(begin)

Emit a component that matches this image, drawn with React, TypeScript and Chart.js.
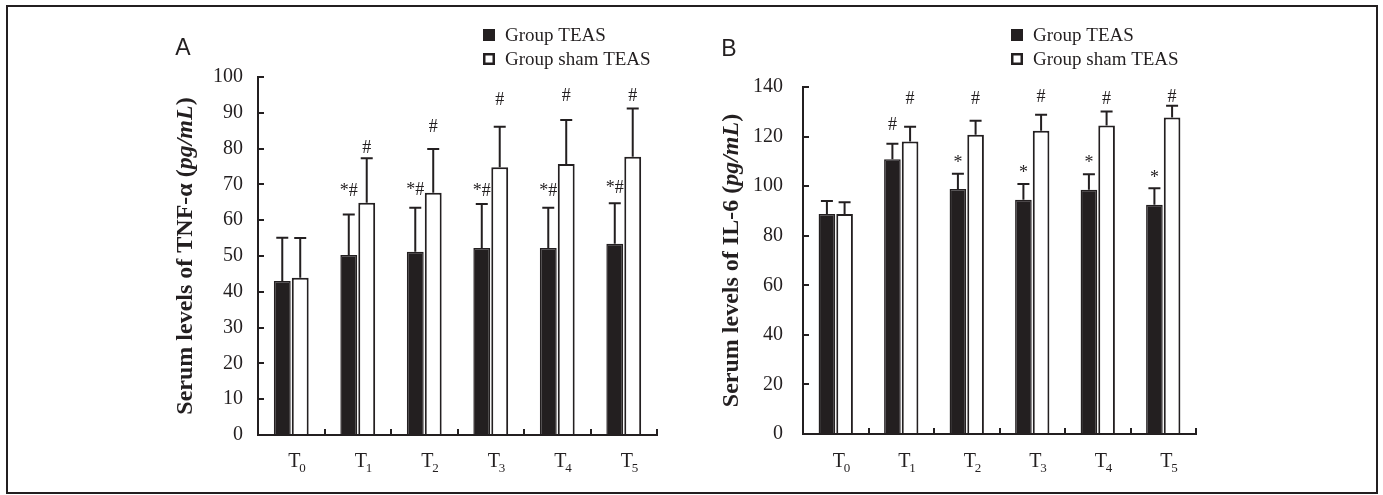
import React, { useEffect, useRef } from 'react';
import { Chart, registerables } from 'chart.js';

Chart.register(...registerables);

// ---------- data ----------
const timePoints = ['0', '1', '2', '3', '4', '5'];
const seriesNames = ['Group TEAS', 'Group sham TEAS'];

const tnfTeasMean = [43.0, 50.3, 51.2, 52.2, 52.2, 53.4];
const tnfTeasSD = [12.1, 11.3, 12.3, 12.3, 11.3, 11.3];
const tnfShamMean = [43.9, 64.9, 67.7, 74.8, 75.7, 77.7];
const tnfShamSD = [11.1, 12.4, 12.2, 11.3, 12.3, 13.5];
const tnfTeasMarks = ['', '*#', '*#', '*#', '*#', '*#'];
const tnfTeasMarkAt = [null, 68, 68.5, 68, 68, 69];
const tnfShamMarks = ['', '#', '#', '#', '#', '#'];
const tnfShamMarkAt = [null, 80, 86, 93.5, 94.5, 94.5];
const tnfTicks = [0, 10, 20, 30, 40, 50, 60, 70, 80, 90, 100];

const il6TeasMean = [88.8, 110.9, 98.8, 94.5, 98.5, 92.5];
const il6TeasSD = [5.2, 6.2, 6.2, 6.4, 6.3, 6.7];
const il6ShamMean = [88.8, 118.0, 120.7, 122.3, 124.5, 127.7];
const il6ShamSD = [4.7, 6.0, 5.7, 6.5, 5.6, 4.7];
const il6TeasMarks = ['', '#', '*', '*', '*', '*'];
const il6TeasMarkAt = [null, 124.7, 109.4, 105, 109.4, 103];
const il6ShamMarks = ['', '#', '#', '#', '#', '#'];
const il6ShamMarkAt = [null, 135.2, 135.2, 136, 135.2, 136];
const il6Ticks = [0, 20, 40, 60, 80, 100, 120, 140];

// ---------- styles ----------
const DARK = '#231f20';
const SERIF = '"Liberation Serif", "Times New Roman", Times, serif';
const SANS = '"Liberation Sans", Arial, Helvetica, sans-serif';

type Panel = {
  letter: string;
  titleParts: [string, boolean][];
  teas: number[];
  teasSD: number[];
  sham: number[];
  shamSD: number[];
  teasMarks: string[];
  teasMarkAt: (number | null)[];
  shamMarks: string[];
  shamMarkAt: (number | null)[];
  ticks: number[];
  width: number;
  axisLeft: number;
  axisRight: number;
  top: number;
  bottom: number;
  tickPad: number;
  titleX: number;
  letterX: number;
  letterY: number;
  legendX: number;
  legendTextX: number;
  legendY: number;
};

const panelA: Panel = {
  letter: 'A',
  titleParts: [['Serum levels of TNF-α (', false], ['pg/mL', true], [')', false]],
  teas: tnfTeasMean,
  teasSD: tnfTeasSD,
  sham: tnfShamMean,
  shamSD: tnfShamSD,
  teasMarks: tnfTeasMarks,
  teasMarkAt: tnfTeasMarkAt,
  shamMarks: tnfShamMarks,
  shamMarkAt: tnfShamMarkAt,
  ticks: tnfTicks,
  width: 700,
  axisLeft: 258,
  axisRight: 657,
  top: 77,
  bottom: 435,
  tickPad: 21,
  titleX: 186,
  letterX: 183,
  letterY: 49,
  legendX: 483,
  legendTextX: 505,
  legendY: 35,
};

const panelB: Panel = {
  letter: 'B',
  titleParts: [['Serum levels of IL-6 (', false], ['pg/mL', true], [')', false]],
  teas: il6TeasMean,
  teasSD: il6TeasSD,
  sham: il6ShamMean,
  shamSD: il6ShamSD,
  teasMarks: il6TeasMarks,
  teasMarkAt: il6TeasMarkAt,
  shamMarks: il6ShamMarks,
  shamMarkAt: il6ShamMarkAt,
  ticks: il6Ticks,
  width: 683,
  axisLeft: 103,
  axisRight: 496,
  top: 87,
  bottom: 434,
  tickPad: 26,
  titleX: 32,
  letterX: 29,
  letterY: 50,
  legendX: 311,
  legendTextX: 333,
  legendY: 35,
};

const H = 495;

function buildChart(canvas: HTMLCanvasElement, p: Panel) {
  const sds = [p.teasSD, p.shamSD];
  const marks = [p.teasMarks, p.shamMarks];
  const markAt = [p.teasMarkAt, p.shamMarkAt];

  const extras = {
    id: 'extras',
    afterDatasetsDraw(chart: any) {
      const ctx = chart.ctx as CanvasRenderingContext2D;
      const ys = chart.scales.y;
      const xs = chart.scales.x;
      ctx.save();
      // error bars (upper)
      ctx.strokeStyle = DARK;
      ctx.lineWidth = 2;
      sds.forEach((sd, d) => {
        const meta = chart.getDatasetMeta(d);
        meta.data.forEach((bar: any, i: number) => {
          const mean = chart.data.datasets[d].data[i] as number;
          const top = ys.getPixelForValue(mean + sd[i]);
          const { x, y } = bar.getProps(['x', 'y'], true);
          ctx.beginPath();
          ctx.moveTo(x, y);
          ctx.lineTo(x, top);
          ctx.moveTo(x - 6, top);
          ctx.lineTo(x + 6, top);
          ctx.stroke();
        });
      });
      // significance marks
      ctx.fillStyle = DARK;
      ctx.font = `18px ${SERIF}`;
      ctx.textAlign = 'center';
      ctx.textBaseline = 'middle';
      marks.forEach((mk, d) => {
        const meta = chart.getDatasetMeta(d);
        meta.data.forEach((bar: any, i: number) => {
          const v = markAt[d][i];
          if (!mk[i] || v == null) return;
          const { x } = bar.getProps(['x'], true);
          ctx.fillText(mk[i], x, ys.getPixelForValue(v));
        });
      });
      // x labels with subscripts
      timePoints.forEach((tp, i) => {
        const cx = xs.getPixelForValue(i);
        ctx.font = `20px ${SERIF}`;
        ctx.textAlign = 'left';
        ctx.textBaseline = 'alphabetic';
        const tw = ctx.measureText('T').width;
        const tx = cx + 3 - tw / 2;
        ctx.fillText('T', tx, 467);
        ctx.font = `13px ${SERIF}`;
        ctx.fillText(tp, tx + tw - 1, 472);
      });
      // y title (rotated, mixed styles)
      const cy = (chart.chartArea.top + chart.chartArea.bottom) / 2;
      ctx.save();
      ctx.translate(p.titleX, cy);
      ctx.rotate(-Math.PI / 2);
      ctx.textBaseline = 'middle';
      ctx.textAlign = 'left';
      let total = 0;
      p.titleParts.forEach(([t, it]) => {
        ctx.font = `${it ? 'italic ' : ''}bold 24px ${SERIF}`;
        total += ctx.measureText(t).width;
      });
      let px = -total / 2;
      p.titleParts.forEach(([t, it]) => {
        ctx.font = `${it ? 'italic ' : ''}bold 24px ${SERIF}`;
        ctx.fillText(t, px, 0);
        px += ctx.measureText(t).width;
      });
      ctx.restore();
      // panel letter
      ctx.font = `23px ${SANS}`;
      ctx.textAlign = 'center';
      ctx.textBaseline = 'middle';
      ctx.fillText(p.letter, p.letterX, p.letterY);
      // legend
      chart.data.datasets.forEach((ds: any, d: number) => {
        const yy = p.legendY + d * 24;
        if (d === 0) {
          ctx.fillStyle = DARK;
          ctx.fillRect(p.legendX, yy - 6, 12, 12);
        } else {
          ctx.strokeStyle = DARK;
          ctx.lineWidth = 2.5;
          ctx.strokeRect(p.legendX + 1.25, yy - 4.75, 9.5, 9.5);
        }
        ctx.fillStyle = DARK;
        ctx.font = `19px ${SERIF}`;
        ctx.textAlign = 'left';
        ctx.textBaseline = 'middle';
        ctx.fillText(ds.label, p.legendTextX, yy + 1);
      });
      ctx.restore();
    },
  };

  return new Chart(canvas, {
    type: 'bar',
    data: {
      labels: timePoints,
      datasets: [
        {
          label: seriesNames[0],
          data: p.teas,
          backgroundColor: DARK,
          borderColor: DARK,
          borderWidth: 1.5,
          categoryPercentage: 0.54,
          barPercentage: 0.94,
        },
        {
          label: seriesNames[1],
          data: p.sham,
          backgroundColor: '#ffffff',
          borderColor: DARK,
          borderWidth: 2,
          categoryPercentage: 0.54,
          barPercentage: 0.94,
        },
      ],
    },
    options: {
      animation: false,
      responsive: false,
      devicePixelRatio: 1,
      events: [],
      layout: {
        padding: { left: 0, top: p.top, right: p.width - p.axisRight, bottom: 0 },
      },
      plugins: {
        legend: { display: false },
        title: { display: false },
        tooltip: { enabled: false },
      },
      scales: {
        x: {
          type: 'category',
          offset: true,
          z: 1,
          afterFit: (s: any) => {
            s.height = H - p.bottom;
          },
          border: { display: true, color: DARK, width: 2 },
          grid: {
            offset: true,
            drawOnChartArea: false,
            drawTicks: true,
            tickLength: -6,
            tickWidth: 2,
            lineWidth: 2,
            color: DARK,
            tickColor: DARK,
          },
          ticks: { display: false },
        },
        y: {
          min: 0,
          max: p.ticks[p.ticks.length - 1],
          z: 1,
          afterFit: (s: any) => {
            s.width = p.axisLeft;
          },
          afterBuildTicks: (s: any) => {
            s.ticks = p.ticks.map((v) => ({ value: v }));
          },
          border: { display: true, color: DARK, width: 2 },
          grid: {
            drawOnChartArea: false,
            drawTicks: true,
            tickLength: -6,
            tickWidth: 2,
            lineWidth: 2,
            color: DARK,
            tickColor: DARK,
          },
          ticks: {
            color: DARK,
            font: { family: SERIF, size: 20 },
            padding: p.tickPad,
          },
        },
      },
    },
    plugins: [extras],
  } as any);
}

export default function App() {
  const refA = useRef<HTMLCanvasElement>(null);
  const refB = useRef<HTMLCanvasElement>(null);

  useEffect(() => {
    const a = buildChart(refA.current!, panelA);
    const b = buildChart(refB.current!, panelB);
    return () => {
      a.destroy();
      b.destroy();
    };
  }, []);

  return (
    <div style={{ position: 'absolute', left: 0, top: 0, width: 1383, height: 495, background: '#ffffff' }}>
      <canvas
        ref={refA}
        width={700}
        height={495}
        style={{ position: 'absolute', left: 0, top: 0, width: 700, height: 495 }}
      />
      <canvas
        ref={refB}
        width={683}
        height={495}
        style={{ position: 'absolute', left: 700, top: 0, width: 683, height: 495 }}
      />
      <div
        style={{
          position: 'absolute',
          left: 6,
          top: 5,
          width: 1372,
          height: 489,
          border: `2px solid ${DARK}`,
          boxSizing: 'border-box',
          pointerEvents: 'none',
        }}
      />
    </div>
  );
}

(end)

__Objective__: Please extract exactly the lines of the data, from the first through the line containing "const seriesNames = ['Group", and add no pictures to the copy.

__Solved exercise__:
Emit a component that matches this image, drawn with React, TypeScript and Chart.js.
import React, { useEffect, useRef } from 'react';
import { Chart, registerables } from 'chart.js';

Chart.register(...registerables);

// ---------- data ----------
const timePoints = ['0', '1', '2', '3', '4', '5'];
const seriesNames = ['Group TEAS', 'Group sham TEAS'];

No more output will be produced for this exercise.